At the International AIDS Society’s annual conference in Paris last month, a lot of new information was announced from various organizations regarding treatment and prevention of HIV. One such organization, SEARCH (Sustainable East Africa Research in Community Health), released findings from their study about PrEP use when it was offered to those assessed as “high risk” in various communities throughout Kenya and Uganda.
SEARCH began offering PrEP to this high-risk group after the World Health Organization recommended it for all populations at risk of HIV in November 2015, according to NAM AIDSMap. The “risk score” is determined by an algorithm that includes factors such as age, gender, marital status, education, occupation, circumcision in men, alcohol use and whether people are polygamous.
“[The risk score assessment] was developed primarily as a research tool to assess HIV infection risk,” presenter James Ayieko explained, “rather than to set criteria for PrEP. It’s therefore quite conservative and almost designed to minimize the number of people we offer PrEP to — those we do offer it to are genuinely at very high risk.” It was also then decided to allow people to self-refer and discuss whether they needed PrEP, even if their risk seemed lower than that suggested by the algorithm.
The study found that the people who self-referred were much more likely to adhere to taking PrEP than those in the high-risk group. Among the high-risk people, only 11 percent started PrEP within 30 days of being offered it. However, people who fell outside the risk score criteria but had the chance to request PrEP themselves, nearly 40 percent started PrEP within 30 days (although there were much fewer people in this group).

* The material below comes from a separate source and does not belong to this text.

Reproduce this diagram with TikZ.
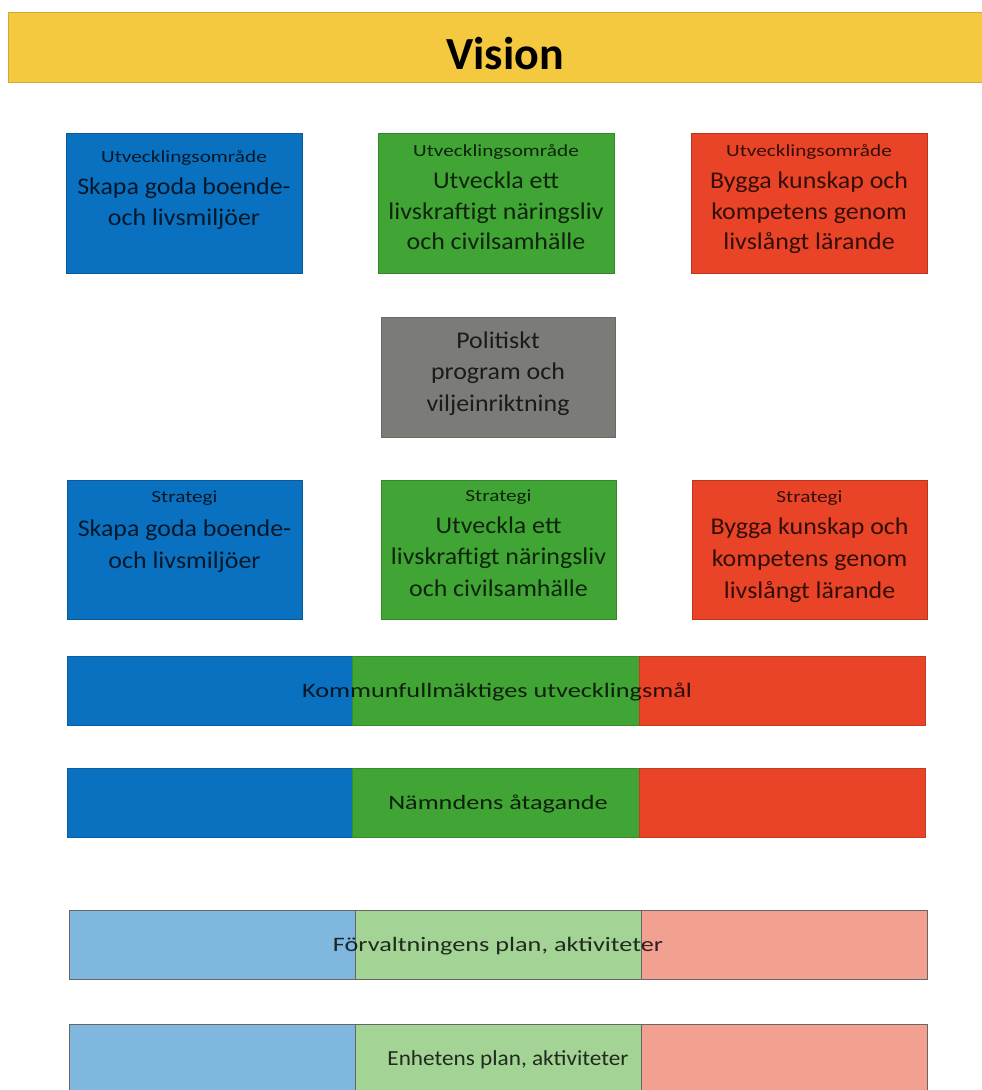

Factors identified as barriers to PrEP were identified through interviews with 42 people who decided not to start PrEP and 63 other community members. Out of a large number of barriers, one factor that stood out for the researchers was that interviewees said would prefer to be able to take PrEP on-demand rather than daily. Several different women in the study spontaneously brought up the idea of preferring periodic injections, which is what they are more used to in the context of contraception. Another barrier mentioned by young people was the assumption that parental consent would be needed for them to start.
Ayieko said the findings were somewhat “disappointing,” however the study does show that population-based PrEP delivery and uptake is feasible and acceptable in “real-life” rural African settings.